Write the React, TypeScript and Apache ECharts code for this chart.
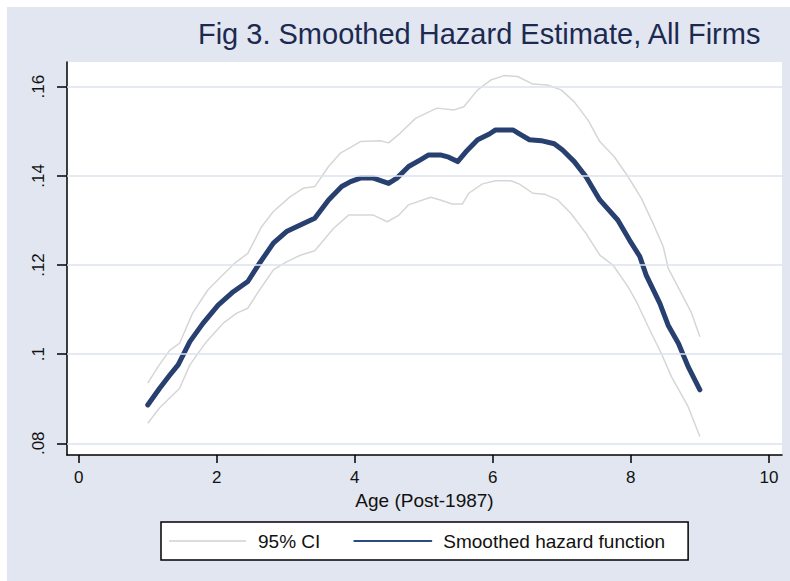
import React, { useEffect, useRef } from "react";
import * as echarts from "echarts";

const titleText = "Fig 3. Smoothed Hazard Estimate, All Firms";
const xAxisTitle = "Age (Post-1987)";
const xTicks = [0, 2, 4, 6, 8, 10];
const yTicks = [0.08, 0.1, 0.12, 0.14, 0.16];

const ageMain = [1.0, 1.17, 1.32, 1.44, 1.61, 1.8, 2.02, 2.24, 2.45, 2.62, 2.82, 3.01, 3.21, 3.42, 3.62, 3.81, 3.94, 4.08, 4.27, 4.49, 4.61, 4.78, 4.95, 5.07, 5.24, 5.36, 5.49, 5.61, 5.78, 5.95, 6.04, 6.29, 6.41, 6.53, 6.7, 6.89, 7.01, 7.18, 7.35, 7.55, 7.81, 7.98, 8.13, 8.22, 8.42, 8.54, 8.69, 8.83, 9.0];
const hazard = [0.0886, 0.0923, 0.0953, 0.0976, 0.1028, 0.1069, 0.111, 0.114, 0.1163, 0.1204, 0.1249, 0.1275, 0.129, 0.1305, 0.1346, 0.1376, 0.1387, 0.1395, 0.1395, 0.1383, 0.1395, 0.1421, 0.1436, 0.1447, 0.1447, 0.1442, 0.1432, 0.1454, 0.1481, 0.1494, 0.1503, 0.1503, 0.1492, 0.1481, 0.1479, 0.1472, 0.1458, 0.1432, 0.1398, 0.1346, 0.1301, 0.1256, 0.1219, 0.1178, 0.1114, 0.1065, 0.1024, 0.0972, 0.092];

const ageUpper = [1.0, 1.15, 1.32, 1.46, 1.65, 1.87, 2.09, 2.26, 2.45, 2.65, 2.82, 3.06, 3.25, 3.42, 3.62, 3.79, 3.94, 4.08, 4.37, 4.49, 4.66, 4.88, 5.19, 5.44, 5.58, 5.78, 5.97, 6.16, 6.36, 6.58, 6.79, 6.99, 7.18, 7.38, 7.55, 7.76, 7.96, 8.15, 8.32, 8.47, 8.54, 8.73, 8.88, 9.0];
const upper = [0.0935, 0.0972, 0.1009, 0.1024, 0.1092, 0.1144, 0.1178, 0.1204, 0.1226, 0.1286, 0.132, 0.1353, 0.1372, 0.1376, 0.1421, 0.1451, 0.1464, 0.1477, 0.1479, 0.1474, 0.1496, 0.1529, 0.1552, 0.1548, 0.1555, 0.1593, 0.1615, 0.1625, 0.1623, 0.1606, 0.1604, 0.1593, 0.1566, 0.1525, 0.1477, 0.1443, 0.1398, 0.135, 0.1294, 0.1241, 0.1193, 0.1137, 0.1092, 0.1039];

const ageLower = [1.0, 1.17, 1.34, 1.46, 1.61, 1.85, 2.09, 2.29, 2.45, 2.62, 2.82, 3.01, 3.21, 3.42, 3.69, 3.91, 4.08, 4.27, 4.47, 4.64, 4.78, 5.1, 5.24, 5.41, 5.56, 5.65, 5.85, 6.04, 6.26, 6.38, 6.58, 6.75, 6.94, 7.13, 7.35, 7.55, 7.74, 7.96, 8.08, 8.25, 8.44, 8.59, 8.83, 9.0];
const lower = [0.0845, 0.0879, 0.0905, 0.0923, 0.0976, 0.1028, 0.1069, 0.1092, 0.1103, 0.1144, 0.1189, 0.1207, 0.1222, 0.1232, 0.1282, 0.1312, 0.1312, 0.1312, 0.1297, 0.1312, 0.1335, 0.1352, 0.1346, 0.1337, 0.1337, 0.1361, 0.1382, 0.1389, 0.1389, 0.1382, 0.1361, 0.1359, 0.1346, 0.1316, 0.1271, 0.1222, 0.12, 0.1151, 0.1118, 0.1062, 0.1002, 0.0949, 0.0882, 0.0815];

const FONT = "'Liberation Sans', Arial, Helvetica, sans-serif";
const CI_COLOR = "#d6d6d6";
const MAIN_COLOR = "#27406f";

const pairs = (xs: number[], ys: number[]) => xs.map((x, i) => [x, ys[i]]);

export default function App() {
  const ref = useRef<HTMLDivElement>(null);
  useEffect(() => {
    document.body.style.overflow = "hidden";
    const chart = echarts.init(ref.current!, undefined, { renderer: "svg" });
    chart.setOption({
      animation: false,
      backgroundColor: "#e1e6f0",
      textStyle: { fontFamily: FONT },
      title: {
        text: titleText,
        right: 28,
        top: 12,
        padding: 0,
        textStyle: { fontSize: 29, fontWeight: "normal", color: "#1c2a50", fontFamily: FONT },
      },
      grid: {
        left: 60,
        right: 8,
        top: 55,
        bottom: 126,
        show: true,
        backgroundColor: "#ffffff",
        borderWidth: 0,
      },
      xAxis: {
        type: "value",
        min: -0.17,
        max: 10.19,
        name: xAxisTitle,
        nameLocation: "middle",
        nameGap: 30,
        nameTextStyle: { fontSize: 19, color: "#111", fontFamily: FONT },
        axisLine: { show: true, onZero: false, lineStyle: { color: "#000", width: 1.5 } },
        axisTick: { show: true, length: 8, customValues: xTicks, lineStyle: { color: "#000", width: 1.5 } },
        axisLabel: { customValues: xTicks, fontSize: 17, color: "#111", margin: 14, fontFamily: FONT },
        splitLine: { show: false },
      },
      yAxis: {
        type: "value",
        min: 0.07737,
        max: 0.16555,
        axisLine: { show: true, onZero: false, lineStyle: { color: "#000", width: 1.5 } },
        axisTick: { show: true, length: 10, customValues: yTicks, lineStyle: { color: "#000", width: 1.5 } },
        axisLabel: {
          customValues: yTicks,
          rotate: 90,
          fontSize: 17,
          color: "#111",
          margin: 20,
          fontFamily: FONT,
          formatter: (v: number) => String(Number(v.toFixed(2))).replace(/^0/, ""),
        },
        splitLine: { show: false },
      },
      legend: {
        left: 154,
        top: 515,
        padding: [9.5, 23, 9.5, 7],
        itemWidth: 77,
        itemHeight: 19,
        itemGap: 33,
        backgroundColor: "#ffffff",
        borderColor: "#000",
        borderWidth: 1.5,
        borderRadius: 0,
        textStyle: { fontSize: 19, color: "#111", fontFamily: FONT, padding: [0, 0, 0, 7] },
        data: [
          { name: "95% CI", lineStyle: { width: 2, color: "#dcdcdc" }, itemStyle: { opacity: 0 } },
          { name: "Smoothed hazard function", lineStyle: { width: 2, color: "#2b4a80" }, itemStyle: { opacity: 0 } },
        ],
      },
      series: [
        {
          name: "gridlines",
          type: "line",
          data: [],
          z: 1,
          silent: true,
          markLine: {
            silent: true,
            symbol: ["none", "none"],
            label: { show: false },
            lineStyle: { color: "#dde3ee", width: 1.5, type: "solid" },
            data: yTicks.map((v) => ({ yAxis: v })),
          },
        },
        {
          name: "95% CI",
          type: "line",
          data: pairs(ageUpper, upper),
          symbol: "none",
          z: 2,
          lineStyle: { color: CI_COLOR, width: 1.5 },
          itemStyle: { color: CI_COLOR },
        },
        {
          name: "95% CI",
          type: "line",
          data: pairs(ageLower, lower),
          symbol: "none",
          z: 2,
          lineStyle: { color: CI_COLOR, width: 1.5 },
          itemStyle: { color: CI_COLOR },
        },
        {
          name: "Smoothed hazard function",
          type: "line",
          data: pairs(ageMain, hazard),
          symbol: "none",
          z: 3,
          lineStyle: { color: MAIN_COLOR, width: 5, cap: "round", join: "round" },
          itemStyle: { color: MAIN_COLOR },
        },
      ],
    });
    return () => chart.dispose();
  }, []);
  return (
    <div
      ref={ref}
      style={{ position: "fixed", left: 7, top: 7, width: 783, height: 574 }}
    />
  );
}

_ _ _

_Problem description_.
Reproduce the material above exactly, first line through the line that contains "0.1024, 0.0972, 0.092];", minus the pictures.

_Exercise response_.
Write the React, TypeScript and Apache ECharts code for this chart.
import React, { useEffect, useRef } from "react";
import * as echarts from "echarts";

const titleText = "Fig 3. Smoothed Hazard Estimate, All Firms";
const xAxisTitle = "Age (Post-1987)";
const xTicks = [0, 2, 4, 6, 8, 10];
const yTicks = [0.08, 0.1, 0.12, 0.14, 0.16];

const ageMain = [1.0, 1.17, 1.32, 1.44, 1.61, 1.8, 2.02, 2.24, 2.45, 2.62, 2.82, 3.01, 3.21, 3.42, 3.62, 3.81, 3.94, 4.08, 4.27, 4.49, 4.61, 4.78, 4.95, 5.07, 5.24, 5.36, 5.49, 5.61, 5.78, 5.95, 6.04, 6.29, 6.41, 6.53, 6.7, 6.89, 7.01, 7.18, 7.35, 7.55, 7.81, 7.98, 8.13, 8.22, 8.42, 8.54, 8.69, 8.83, 9.0];
const hazard = [0.0886, 0.0923, 0.0953, 0.0976, 0.1028, 0.1069, 0.111, 0.114, 0.1163, 0.1204, 0.1249, 0.1275, 0.129, 0.1305, 0.1346, 0.1376, 0.1387, 0.1395, 0.1395, 0.1383, 0.1395, 0.1421, 0.1436, 0.1447, 0.1447, 0.1442, 0.1432, 0.1454, 0.1481, 0.1494, 0.1503, 0.1503, 0.1492, 0.1481, 0.1479, 0.1472, 0.1458, 0.1432, 0.1398, 0.1346, 0.1301, 0.1256, 0.1219, 0.1178, 0.1114, 0.1065, 0.1024, 0.0972, 0.092];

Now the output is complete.